Coincido en una mesa con gente de otros países. Yo pregunto. Sonrío. Trato de bromear. Me intereso. Todo en inglés, el lenguaje común entre todos. Una mira el móvil y habla en francés a otras dos que se vuelven una piña cerrada. El resto charlamos como podemos. Muchas veces de lugares comunes, otras veces no. Suceden pequeños milagros de intimidad en los viajes de trabajo. Una con un puesto de mucha responsabilidad me comenta que le gusta teletrabajar porque dispone de su tiempo para organizarse, pero que si sabe que alguien de dirección está en la oficina, va porque siente que pierde el control. No por operatividad. No le gusta eso de sí misma. Me dan una receta de algo que sé que nunca voy a cocinar. Y hablamos de un pueblo español del tío de un alemán. No conseguimos saber el pueblo. Las tres francesas siguen hablando entre ellas. Me sorprenden las personas que no tienen curiosidad por saber quién tienen al lado. Qué hay de diferente en los demás, de sorprendente, de nuevo. Pero hicieron muchas fotos de la comida y visitaron todos los ‘hot spots’ del plano. Vieron dos mercados y un museo más que yo.
Hacemos un recorrido por el arte callejero de la ciudad con dos guías. Uno de ellos come pistachos y parece amable y preocupado por el devenir del mundo. Terrenal. Hijo de un agricultor. Vive en una granja lejos y sabe siempre qué fruta está de temporada. Ha vivido en Ecuador un año para estudiar historia. Come kosher. Tiene dos neveras. Sí. Pero si viaja no se preocupa por eso. Le pregunto todo lo que puedo. En sus comidas familiares está prohibido hablar de política. Su abuela lo prohibe. Explica claro y con esperanza. El otro es un artista optimista que me hace sentir envidia de tener una misión en la vida. Él la tiene. La persigue. Hablan de la palaba ‘Paz’ como si fuera algo delicado y precioso. Como si fuera un bolita de lana que se pasan el uno al otro y que se pudiera deshacer como hablemos alto o no tengamos cuidado o respeto. Es raro porque doy por sentada la paz, claro. Me encantaría saberlo todo de ellos. Se me hace corto.
Iba a ir a un mercado a comprar un regalo. Pero me fui dando un paseo al mar.
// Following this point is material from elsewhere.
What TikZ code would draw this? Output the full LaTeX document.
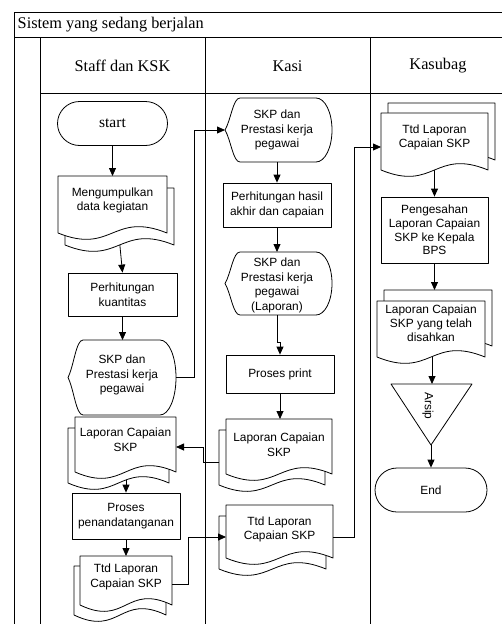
\documentclass[tikz,border=0pt]{standalone}
\usepackage{fontspec}
\setmainfont{Liberation Serif}
\newfontfamily\arialf{Liberation Sans}
\usetikzlibrary{arrows.meta,shapes.misc}
\pgfdeclarelayer{bg}
\pgfsetlayers{bg,main}
\newcommand\mdoc[6]{%
  \filldraw[shapestyle] ({#1+(#5)},{#3+(#6)}) -- ({#2+(#5)},{#3+(#6)}) -- ({#2+(#5)},{#4+(#6)})
    .. controls ({(#1+#2)/2+(#5)},{#4+(#6)-22}) and ({(#1+#2)/2+(#5)},{#4+(#6)+22}) .. ({#1+(#5)},{#4+(#6)}) -- cycle;
  \filldraw[shapestyle] (#1,#3) -- (#2,#3) -- (#2,#4)
    .. controls ({(#1+#2)/2},{#4-22}) and ({(#1+#2)/2},{#4+22}) .. (#1,#4) -- cycle;
}
\newcommand\dispshape[4]{%
  \pgfmathsetmacro\dspXa{#1}\pgfmathsetmacro\dspXb{#2}%
  \pgfmathsetmacro\dspYa{#3}\pgfmathsetmacro\dspYb{#4}%
  \pgfmathsetmacro\dspYm{(#3+#4)/2}\pgfmathsetmacro\dspH{(#4-#3)/2}%
  \filldraw[shapestyle] (\dspXa,\dspYm)
    .. controls ({\dspXa+6},{\dspYm-0.32*\dspH}) and ({\dspXa+8},\dspYa) .. ({\dspXa+15},\dspYa)
    -- ({\dspXb-16},\dspYa)
    .. controls ({\dspXb-7},\dspYa) and (\dspXb,{\dspYm-0.552*\dspH}) .. (\dspXb,\dspYm)
    .. controls (\dspXb,{\dspYm+0.552*\dspH}) and ({\dspXb-7},\dspYb) .. ({\dspXb-16},\dspYb)
    -- ({\dspXa+15},\dspYb)
    .. controls ({\dspXa+8},\dspYb) and ({\dspXa+6},{\dspYm+0.32*\dspH}) .. (\dspXa,\dspYm) -- cycle;
}
\begin{document}
\begin{tikzpicture}[x=1pt,y=-1pt,
  shapestyle/.style={draw=black,fill=white,line width=0.8pt,line join=round},
  boxst/.style={shapestyle,rectangle,inner sep=0pt,align=center,font=\arialf\fontsize{11.9}{14.7}\selectfont},
  term/.style={shapestyle,rounded rectangle,inner sep=0pt,minimum width=110pt,minimum height=44pt},
  txt/.style={inner sep=0pt,align=center,font=\arialf\fontsize{11.9}{14.7}\selectfont},
  txtb/.style={inner sep=0pt,align=center,font=\arialf\fontsize{11.9}{13.8}\selectfont},
  conn/.style={draw=black,line width=0.8pt,-{Triangle[length=8pt,width=7pt]}},
  frame/.style={draw=black,line width=1pt},
  hdr/.style={inner sep=0pt,font=\fontsize{16.3}{19}\selectfont}]
\useasboundingbox (0,0) rectangle (502,624);
\clip (0,0) rectangle (502,624);
% frame
\draw[frame] (520,12) -- (14,12) -- (14,640);
\draw[frame] (14,37.5) -- (520,37.5);
\draw[frame] (40,37.5) -- (40,640);
\draw[frame] (40,93) -- (520,93);
\draw[frame] (205,37.5) -- (205,640);
\draw[frame] (370,37.5) -- (370,640);
\node[hdr,anchor=west] (title) at (17.5,25) {Sistem yang sedang berjalan};
\node[hdr] (laneA) at (122.5,66) {Staff dan KSK};
\node[hdr] (laneB) at (287.5,66) {Kasi};
\node[hdr] (laneC) at (438,66) {Kasubag};
% ---- Staff dan KSK
\node[term,font=\fontsize{15.5}{17}\selectfont] (start) at (112.5,123.5) {start};
\mdoc{58}{167}{176}{233}{7}{12}
\node[txt] (meng) at (112.5,200.5) {Mengumpulkan\\data kegiatan};
\node[boxst,minimum width=109pt,minimum height=43pt] (perhK) at (122.5,294.5) {Perhitungan\\kuantitas};
\dispshape{68}{176}{340}{415}
\node[txt] (skpS) at (122,375) {SKP dan\\Prestasi kerja\\pegawai};
\mdoc{75}{176}{417}{472}{-7}{11}
\node[txt] (lapS) at (125.5,440) {Laporan Capaian\\SKP};
\node[boxst,minimum width=108pt,minimum height=46pt] (ttdproc) at (126,516) {Proses\\penandatanganan};
\mdoc{80}{172}{556}{605}{-6}{10}
\node[txt] (ttdS) at (126,577) {Ttd Laporan\\Capaian SKP};
% ---- Kasi
\dispshape{225}{332}{98}{162}
\node[txt] (skpK) at (277,130) {SKP dan\\Prestasi kerja\\pegawai};
\node[boxst,minimum width=108pt,minimum height=44pt] (perhH) at (277,205) {Perhitungan hasil\\akhir dan capaian};
\dispshape{225}{332}{252}{315}
\node[txt] (skpL) at (277,285.5) {SKP dan\\Prestasi kerja\\pegawai\\(Laporan)};
\node[boxst,minimum width=108pt,minimum height=38pt] (print) at (280,374) {Proses print};
\mdoc{226}{332}{419}{474}{-7}{11}
\node[txt] (lapK) at (279,444.5) {Laporan Capaian\\SKP};
\mdoc{226}{333}{505}{558}{-7}{11}
\node[txt] (ttdK) at (279.5,529.5) {Ttd Laporan\\Capaian SKP};
% ---- Kasubag
\mdoc{381}{488}{113}{170}{7}{-10}
\node[txt] (ttdB) at (434.5,137.5) {Ttd Laporan\\Capaian SKP};
\node[boxst,minimum width=107pt,minimum height=66pt,font=\arialf\fontsize{11.9}{13.6}\selectfont] (peng) at (434.5,230) {Pengesahan\\Laporan Capaian\\SKP ke Kepala\\BPS};
\mdoc{377}{485}{301}{357}{7}{-11}
\node[txtb] (sah) at (431,323) {Laporan Capaian\\SKP yang telah\\disahkan};
\filldraw[shapestyle] (391,384) -- (472,384) -- (431,445) -- cycle;
\node[txt,rotate=-90] (arsip) at (428,406) {Arsip};
\node[term,font=\arialf\fontsize{11.9}{14.7}\selectfont,minimum width=112pt] (endn) at (431,490) {End};
% coordinates
\coordinate (mengT) at (112.5,176);
\coordinate (mengB) at (119,236);
\coordinate (skpST) at (122.5,340);
\coordinate (skpSR) at (176,377.5);
\coordinate (skpKL) at (225,130);
\coordinate (skpKB) at (277,162);
\coordinate (skpLT) at (277,252);
\coordinate (skpLB) at (277,315);
\coordinate (lapKT) at (280,419);
\coordinate (lapKL) at (219,462);
\coordinate (lapSR) at (176,447);
\coordinate (lapSB) at (126,462);
\coordinate (ttdST) at (126,556);
\coordinate (ttdSR) at (172,584);
\coordinate (ttdKL) at (226,537);
\coordinate (ttdKR) at (333,537);
\coordinate (ttdBL) at (381,147);
\coordinate (ttdBB) at (434.5,160);
\coordinate (sahT) at (434.5,290);
\coordinate (sahB) at (432,345);
\coordinate (triT) at (432,384);
\coordinate (triB) at (431,445);
% connectors
\begin{pgfonlayer}{bg}
\draw[conn] (mengB) -- (perhK.north);
\draw[conn] (lapSB) -- (ttdproc.north);
\draw[conn] (ttdBB) -- (peng.north);
\draw[conn] (sahB) -- (triT);
\end{pgfonlayer}
\draw[conn] (start.south) -- (mengT);
\draw[conn] (perhK.south) -- (skpST);
\draw[conn] (skpSR) -- ++(18,0) |- (skpKL);
\draw[conn] (skpKB) -- (perhH.north);
\draw[conn] (perhH.south) -- (skpLT);
\draw[conn] (skpLB) -- ++(0,27) -- ++(3,0) -- (print.north);
\draw[conn] (print.south) -- (lapKT);
\draw[conn] (lapKL) -- ++(-16,0) |- (lapSR);
\draw[conn] (ttdproc.south) -- (ttdST);
\draw[conn] (ttdSR) -- ++(16,0) |- (ttdKL);
\draw[conn] (ttdKR) -- ++(21,0) |- (ttdBL);
\draw[conn] (peng.south) -- (sahT);
\draw[conn] (triB) -- (endn.north);
\end{tikzpicture}
\end{document}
Llovía en la playa. Me sentí muy afortunada.
Amaya
P.D. 1 Vengo sin libro. Traigo un perfume a cambio: Eau Extraordinaire de Clarins. El viaje era para conocer el nuevo spa que Clarins ha abierto en el Hotel Elkonin en Tel Aviv. La masajista olía a este perfume. Algo masculino. Lleva jengibre y cítricos. Y creo que pachuli. Dura poquito, lo normal en este estilo. Pero tiene un punto seco que me resulta energético. Da ganas de remangarse y ponerse a ello.